After both fixes, the second pass recovered all 2,143 photos. The remaining 3 errors were genuine file corruption: a truncated JPEG, a NEF that LibRaw couldn't parse, and a NEF with filesystem-level I/O errors. Probably bad sectors on the source drive. Those can't be fixed in code.

This is one of those bugs that only surfaces at scale. Run the pipeline on a hundred Nikon photos and everything works perfectly. Run it on 51,000 photos spanning 15 different camera models over 20 years, and every edge case in the EXIF spec comes out to play. The lesson, which I should have internalized long ago: never trust external data formats at scale without defensive parsing on every field. The EXIF spec is a suggestion, not a contract, and camera manufacturers have been interpreting it creatively since the early 2000s.

Resumability

A 15-hour batch job will inevitably need to be restarted: bugs, system updates, a random hound disconnects the magsafe power cord from my MacBook Pro. The script tracks progress in SQLite and skips completed files on restart:

def is_already_processed(conn, source_path):
    row = conn.execute(
        "SELECT id FROM photos WHERE source_path = ? AND error IS NULL",
        (source_path,),
    ).fetchone()
    return row is not None

Photos that failed with errors are intentionally not skipped, so fixing a bug and re-running automatically retries them. This made the EXIF debugging cycle painless: fix the parser, clear the failed rows from the database, relaunch, and only the 2,143 affected photos get reprocessed.

Performance

The pipeline sustained 1.0–1.8 photos per second, depending on file format:

Stage	Time per Photo
JPEG load	~10ms
NEF decode (rawpy)	~400ms
MD5 hash	~5ms (JPEG), ~100ms (NEF)
Horizon detection	~100ms
BLIP inference	~500–700ms
JPEG save	~50ms

BLIP inference dominates the runtime. NEF decoding is the second bottleneck; each RAW file is 20–30 MB and requires full demosaicing through LibRaw. The NFS overhead for reading large NEFs over gigabit Ethernet is noticeable but not the primary constraint.

Total wall time: 15.5 hours across two passes for 51,414 photos. The BLIP model uses roughly 2 GB of the 65.2 GB available VRAM on the Strix Halo. Memory was never a concern.

Final Results

Metric	Count	Percentage
Total photos	51,414	100%
Successfully processed	51,411	99.99%
Orientation corrected	8,797	17.1%
Horizon straightened	15,251	29.7%
AI captioned	51,411	99.99%
Unrecoverable errors	3	0.006%

The top cameras in the archive tell the story of 20 years of gear:

Camera	Photos
Nikon D5100	24,073
Nikon D60	8,734
iPhone 4	2,664
Nikon D3100	1,698
Panasonic DMC-FX07	975
Minolta DiMAGE F100	870
iPad	803
iPhone 5s	698
Samsung SCH-I500	645

The output lives on the NAS:

Corrected images: /md0/photos_processed/images/, 51,411 JPEGs preserving the original year/month/date folder structure, all NEFs converted, all orientation and horizon corrections applied.
SQLite database: /md0/photos_processed/photos.db, 40+ fields per photo with full EXIF metadata, processing results, and AI-generated captions.
Processing log: /md0/photos_processed/processing.log, timestamped record of the entire run.

Takeaways

AMD's Strix Halo continues to earn its keep for ML inference. The HSA_OVERRIDE_GFX_VERSION=11.0.0 workaround remains necessary, but once set, PyTorch and ROCm run without complaints. The 65 GB shared VRAM pool means you can load models without thinking about memory budgets, a workflow advantage that's easy to underestimate until you've experienced it.

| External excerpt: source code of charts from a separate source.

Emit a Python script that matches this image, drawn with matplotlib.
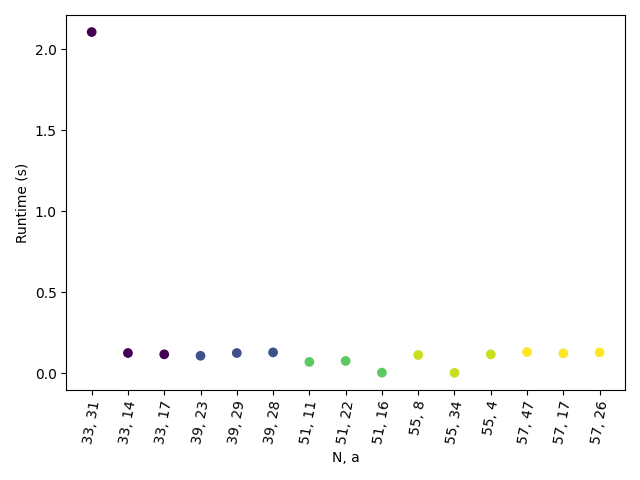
import matplotlib
matplotlib.use("Agg")
import matplotlib.pyplot as plt

labels = ["33, 31", "33, 14", "33, 17", "39, 23", "39, 29", "39, 28", "51, 11", "51, 22",
          "51, 16", "55, 8", "55, 34", "55, 4", "57, 47", "57, 17", "57, 26"]
N_values = [33, 33, 33, 39, 39, 39, 51, 51, 51, 55, 55, 55, 57, 57, 57]
runtimes = [2.105, 0.125, 0.117, 0.108, 0.125, 0.129, 0.070, 0.076, 0.004, 0.113,
            0.003, 0.117, 0.131, 0.123, 0.129]

fig, ax = plt.subplots(figsize=(6.4, 4.8), dpi=100)
ax.scatter(labels, runtimes, c=N_values, cmap="viridis")
ax.set_xlabel("N, a")
ax.set_ylabel("Runtime (s)")
plt.xticks(rotation=80)
fig.tight_layout()
fig.savefig("out.png")
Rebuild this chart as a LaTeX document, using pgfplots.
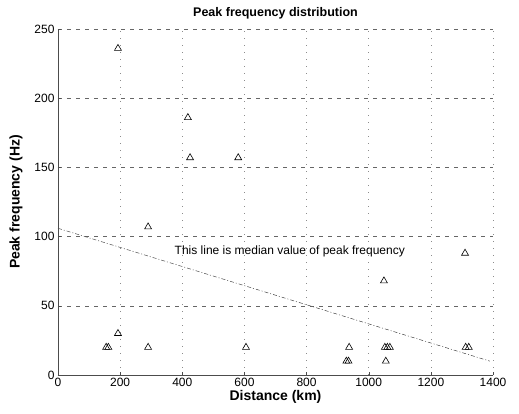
\documentclass[border=0pt]{standalone}
\usepackage{pgfplots}
\pgfplotsset{compat=1.18}
\usepackage{fontspec}
\setmainfont{Liberation Sans}
\begin{document}
\begin{tikzpicture}
\begin{axis}[
  scale only axis,
  width=435pt, height=346pt,
  xmin=0, xmax=1400, ymin=0, ymax=250,
  xtick={0,200,...,1400}, ytick={0,50,...,250},
  /pgf/number format/assume math mode=true,
  /pgf/number format/1000 sep={},
  scaled x ticks=false,
  xticklabel style={font=\fontsize{12}{12}\selectfont},
  yticklabel style={font=\fontsize{12}{12}\selectfont},
  xlabel={\textbf{Distance (km)}},
  ylabel={\textbf{Peak frequency (Hz)}},
  xlabel style={font=\fontsize{14}{14}\selectfont, yshift=4pt},
  ylabel style={font=\fontsize{14}{14}\selectfont, yshift=5pt},
  title={\textbf{Peak frequency distribution}},
  title style={font=\fontsize{12.5}{12.5}\selectfont, yshift=0pt},
  axis line style={black!70, line width=0.5pt},
  axis x line*=bottom, axis y line*=left,
  tick style={black!70},
  major tick length=3pt,
  tick align=inside,
  grid=major,
  x grid style={black!45, line width=0.5pt, dash pattern=on 1pt off 6pt},
  y grid style={black!60, line width=0.5pt, dash pattern=on 4pt off 5pt},
  clip=false,
]
\addplot[only marks, mark=triangle, mark size=4pt, mark options={black, line width=0.6pt}] coordinates {
(193,236) (418,186) (425,157) (580,157) (290,107) (1310,88) (1049,68)
(193,30) (155,20) (162,20) (290,20) (605,20) (937,20) (928,10) (935,10)
(1052,20) (1060,20) (1068,20) (1055,10) (1312,20) (1322,20)
};
\addplot[black!70, line width=0.5pt, dash pattern=on 4pt off 2pt on 1pt off 2pt] coordinates {(0,106) (1390,10)};
\node[anchor=west, font=\fontsize{12}{12}\selectfont, inner sep=0pt] at (axis cs:375,89) {This line is median value of peak frequency};
\end{axis}
\pgfresetboundingbox
\path[use as bounding box] ([xshift=-58pt,yshift=-39pt]current axis.south west) rectangle ([xshift=26pt,yshift=29pt]current axis.north east);
\end{tikzpicture}
\end{document}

Classical computer vision still has its place. The horizon detection pipeline uses Canny edge detection and Hough transforms, techniques from the 1980s. No training data, no GPU needed, deterministic results, and the whole thing runs in 100ms per image. For geometric corrections on photographic images, you don't need a neural network. You need line detection.

EXIF is a minefield. Twenty years of cameras from different manufacturers means every edge case in the spec gets exercised. Tuple lengths vary, denominators are zero, fields are missing or repurposed. If you're parsing EXIF at scale, assume nothing about the data's shape and validate everything.

Resumability is non-negotiable for long-running jobs. Tracking progress in the database and skipping completed work made it trivial to iterate on bugs. Without this, every fix would mean reprocessing 51,000 photos from scratch.

NFS over gigabit is fine for batch processing. Not optimal, but for an overnight job, the network overhead from NAS-attached storage is acceptable. The real bottleneck was ML inference at 0.6 seconds per photo. If I were doing this regularly, 10GbE would be worth the upgrade, but for a one-time archive processing run, gigabit got the job done.

The whole project, from first SSH to final database entry, took about a day of wall time, most of which was unattended processing. The scripting itself was maybe three hours of work. Twenty years of photos, cataloged and corrected overnight. Not bad for a Strix Halo and some Python. The full source is available on GitHub.

What I didn't expect was how useful the database would be after the fact. Being able to ask "show me every photo I took with the D5100 at ISO 3200 or higher" or "find photos with GPS data from 2015" turns a pile of files into something that actually tells a story. The AI captions add another dimension; I can now search my own photo archive by content, not just metadata. It's the kind of capability that makes you wonder why photo management software hasn't done this for years. The models have been available. The hardware has been affordable. Someone just needed to wire it together.